» Problem to solve:
Leaving out every picture, copy the lines of the data exactly, from the first through the line containing "110, step: 10".

» Source material:
----

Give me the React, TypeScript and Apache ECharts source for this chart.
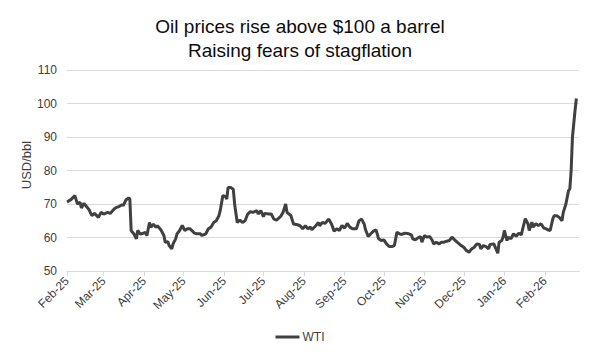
import React, { useEffect, useRef } from "react";
import * as echarts from "echarts";

const titleLines = ["Oil prices rise above $100 a barrel", "Raising fears of stagflation"];
const yAxisName = "USD/bbl";
const seriesName = "WTI";
const axisStart = "2025-02-01";
const axisEnd = "2026-02-27";
const monthNames = ["Jan", "Feb", "Mar", "Apr", "May", "Jun", "Jul", "Aug", "Sep", "Oct", "Nov", "Dec"];
const yTicks = { min: 50, max: 110, step: 10 };

const obsDates = [
  "2025-02-01", "2025-02-04", "2025-02-07", "2025-02-09", "2025-02-11", "2025-02-12", "2025-02-14", "2025-02-16",
  "2025-02-18", "2025-02-20", "2025-02-22", "2025-02-25", "2025-02-27",
  "2025-03-01", "2025-03-04", "2025-03-06", "2025-03-09", "2025-03-11", "2025-03-13", "2025-03-15", "2025-03-16",
  "2025-03-18", "2025-03-20", "2025-03-21", "2025-03-22", "2025-03-24", "2025-03-26", "2025-03-27", "2025-03-29",
  "2025-04-02", "2025-04-03", "2025-04-05", "2025-04-06", "2025-04-08", "2025-04-10", "2025-04-11", "2025-04-13",
  "2025-04-14", "2025-04-16", "2025-04-17", "2025-04-19", "2025-04-20", "2025-04-22", "2025-04-23", "2025-04-25",
  "2025-04-26", "2025-04-28", "2025-04-30",
  "2025-05-02", "2025-05-04", "2025-05-06", "2025-05-09", "2025-05-11", "2025-05-14", "2025-05-15", "2025-05-18",
  "2025-05-20", "2025-05-22", "2025-05-24", "2025-05-26", "2025-05-28", "2025-05-29", "2025-05-31",
  "2025-06-02", "2025-06-03", "2025-06-04", "2025-06-06", "2025-06-08", "2025-06-09", "2025-06-11", "2025-06-13",
  "2025-06-15", "2025-06-17", "2025-06-19", "2025-06-21", "2025-06-23", "2025-06-26", "2025-06-27", "2025-06-29",
  "2025-07-01", "2025-07-02", "2025-07-05", "2025-07-07", "2025-07-09", "2025-07-11", "2025-07-14", "2025-07-16",
  "2025-07-18", "2025-07-19", "2025-07-22", "2025-07-24", "2025-07-27", "2025-07-29", "2025-07-31",
  "2025-08-02", "2025-08-04", "2025-08-06", "2025-08-07", "2025-08-10", "2025-08-12", "2025-08-13", "2025-08-15",
  "2025-08-17", "2025-08-20", "2025-08-22", "2025-08-24", "2025-08-26", "2025-08-28", "2025-08-30",
  "2025-09-01", "2025-09-03", "2025-09-05", "2025-09-07", "2025-09-10", "2025-09-12", "2025-09-14", "2025-09-16",
  "2025-09-17", "2025-09-19", "2025-09-21", "2025-09-23", "2025-09-25", "2025-09-27", "2025-09-29",
  "2025-10-01", "2025-10-03", "2025-10-05", "2025-10-07", "2025-10-09", "2025-10-11", "2025-10-12", "2025-10-14",
  "2025-10-16", "2025-10-17", "2025-10-20", "2025-10-22", "2025-10-23", "2025-10-25", "2025-10-27", "2025-10-29",
  "2025-10-30",
  "2025-11-01", "2025-11-03", "2025-11-05", "2025-11-07", "2025-11-08", "2025-11-10", "2025-11-12", "2025-11-14",
  "2025-11-16", "2025-11-18", "2025-11-20", "2025-11-22", "2025-11-24", "2025-11-26", "2025-11-29",
  "2025-12-01", "2025-12-03", "2025-12-05", "2025-12-07", "2025-12-09", "2025-12-11", "2025-12-13", "2025-12-14",
  "2025-12-16", "2025-12-18", "2025-12-20", "2025-12-21", "2025-12-24", "2025-12-25", "2025-12-27", "2025-12-28",
  "2025-12-30", "2025-12-31",
  "2026-01-01", "2026-01-03", "2026-01-04", "2026-01-06", "2026-01-08", "2026-01-10", "2026-01-12", "2026-01-14",
  "2026-01-15", "2026-01-17", "2026-01-19", "2026-01-20", "2026-01-22", "2026-01-23", "2026-01-25", "2026-01-27",
  "2026-01-29", "2026-01-31",
  "2026-02-02", "2026-02-03", "2026-02-05", "2026-02-07", "2026-02-08", "2026-02-10", "2026-02-12", "2026-02-14",
  "2026-02-15", "2026-02-17", "2026-02-19", "2026-02-20", "2026-02-21", "2026-02-22", "2026-02-23", "2026-02-24",
  "2026-02-25",
];

const wti = [
  70.6, 71.3, 72.5, 70.0, 70.5, 68.8, 70.2, 69.2,
  68.2, 66.5, 67.2, 66.0, 67.5,
  67.0, 67.5, 67.2, 68.5, 69.0, 69.3, 69.8, 69.5,
  71.2, 71.8, 71.5, 62.0, 61.1, 59.6, 62.1, 61.0,
  61.5, 60.5, 64.5, 63.0, 64.0, 63.0, 63.5, 62.6,
  62.1, 60.6, 58.6, 58.7, 57.6, 56.6, 58.1, 59.6,
  61.1, 62.1, 63.6,
  62.1, 62.6, 62.6, 61.4, 61.1, 61.1, 60.6, 61.1,
  62.6, 63.1, 64.5, 65.0, 66.5, 68.0, 72.5,
  72.2, 71.5, 74.9, 74.9, 74.4, 70.0, 64.5, 65.2,
  64.5, 65.0, 67.0, 67.7, 67.5, 68.0, 67.0, 68.0,
  66.2, 67.2, 67.0, 67.0, 65.5, 65.2, 66.2, 67.5,
  70.0, 67.5, 66.5, 64.0, 63.8, 63.5, 62.6,
  63.5, 62.6, 63.1, 62.3, 63.5, 64.5, 63.5, 64.5,
  64.2, 65.5, 64.0, 61.9, 62.6, 62.1, 63.6,
  62.8, 64.2, 63.1, 62.6, 62.6, 65.0, 65.5, 64.0,
  62.3, 60.3, 61.1, 61.9, 62.3, 59.6, 59.1,
  59.3, 58.1, 57.3, 57.3, 57.6, 61.6, 61.3, 60.9,
  61.1, 61.3, 61.1, 60.8, 59.6, 59.3, 59.9, 60.3,
  58.6,
  60.6, 60.1, 60.3, 59.1, 58.1, 58.6, 58.1, 58.6,
  58.6, 58.9, 59.1, 60.1, 59.3, 58.6, 57.6,
  57.1, 56.1, 55.6, 56.6, 57.1, 58.1, 57.9, 56.6,
  57.6, 57.3, 56.6, 57.9, 58.1, 57.1, 55.3, 58.6,
  59.1, 60.1,
  62.1, 59.1, 60.1, 59.6, 61.1, 60.4, 61.3, 60.8,
  62.6, 65.6, 64.1, 62.1, 64.6, 63.1, 64.1, 63.6,
  64.1, 62.9,
  62.6, 62.3, 62.1, 65.6, 66.5, 66.5, 66.0, 65.0,
  67.5, 70.0, 74.0, 74.5, 80.0, 90.0, 94.0, 98.0,
  101.5,
];

function buildCalendar(start: string, end: string): string[] {
  const out: string[] = [];
  const d = new Date(start + "T00:00:00Z");
  const e = new Date(end + "T00:00:00Z");
  while (d.getTime() <= e.getTime()) {
    out.push(d.toISOString().slice(0, 10));
    d.setUTCDate(d.getUTCDate() + 1);
  }
  return out;
}

const FONT = "Liberation Sans, Arial, sans-serif";

export default function App() {
  const ref = useRef<HTMLDivElement>(null);

  useEffect(() => {
    document.body.style.margin = "0";
    if (!ref.current) return;
    const chart = echarts.init(ref.current, null, { renderer: "svg" });

    const categories = buildCalendar(axisStart, axisEnd);
    const lookup = new Map<string, number>();
    obsDates.forEach((d, i) => lookup.set(d, wti[i]));
    const seriesData = categories.map((c) => (lookup.has(c) ? lookup.get(c)! : null));
    const isMonthStart = (_i: number, v: string) => v.slice(8, 10) === "01";

    chart.setOption({
      animation: false,
      backgroundColor: "#ffffff",
      title: {
        text: titleLines.join("\n"),
        left: "center",
        top: 9,
        textStyle: {
          fontFamily: FONT,
          fontSize: 19,
          fontWeight: "normal",
          color: "#0d0d0d",
          lineHeight: 24,
        },
      },
      legend: {
        data: [seriesName],
        left: "center",
        top: 326,
        icon: "rect",
        itemWidth: 24,
        itemHeight: 3,
        itemGap: 4,
        textStyle: { fontFamily: FONT, fontSize: 12, color: "#404040", padding: [0, 0, 0, -2] },
      },
      grid: { left: 67, right: 21, top: 70, bottom: 83, containLabel: false },
      graphic: [
        {
          type: "text",
          x: 26,
          y: 165,
          rotation: Math.PI / 2,
          style: {
            text: yAxisName,
            fontFamily: FONT,
            fontSize: 13,
            fill: "#404040",
            align: "center",
            verticalAlign: "middle",
          },
        },
      ],
      xAxis: {
        type: "category",
        data: categories,
        boundaryGap: false,
        axisLine: { show: true, lineStyle: { color: "#d9d9d9", width: 1 } },
        axisTick: { show: true, interval: isMonthStart, length: 5, lineStyle: { color: "#d9d9d9" } },
        axisLabel: {
          interval: isMonthStart,
          rotate: 45,
          margin: 8,
          fontFamily: FONT,
          fontSize: 12,
          color: "#404040",
          formatter: (v: string) => monthNames[parseInt(v.slice(5, 7), 10) - 1] + "-" + v.slice(2, 4),
        },
        splitLine: { show: false },
      },
      yAxis: {
        type: "value",
        min: yTicks.min,
        max: yTicks.max,
        interval: yTicks.step,
        axisLine: { show: false },
        axisTick: { show: false },
        axisLabel: { fontFamily: FONT, fontSize: 12, color: "#404040", margin: 10 },
        splitLine: { lineStyle: { color: "#d9d9d9", width: 1 } },
      },
      series: [
        {
          name: seriesName,
          type: "line",
          data: seriesData,
          connectNulls: true,
          showSymbol: false,
          symbol: "none",
          lineStyle: { color: "#404040", width: 3 },
          itemStyle: { color: "#404040" },
        },
      ],
    });

    return () => chart.dispose();
  }, []);

  return <div ref={ref} style={{ width: 600, height: 354 }} />;
}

----

» Response to the task:
Give me the React, TypeScript and Apache ECharts source for this chart.
import React, { useEffect, useRef } from "react";
import * as echarts from "echarts";

const titleLines = ["Oil prices rise above $100 a barrel", "Raising fears of stagflation"];
const yAxisName = "USD/bbl";
const seriesName = "WTI";
const axisStart = "2025-02-01";
const axisEnd = "2026-02-27";
const monthNames = ["Jan", "Feb", "Mar", "Apr", "May", "Jun", "Jul", "Aug", "Sep", "Oct", "Nov", "Dec"];
const yTicks = { min: 50, max: 110, step: 10 };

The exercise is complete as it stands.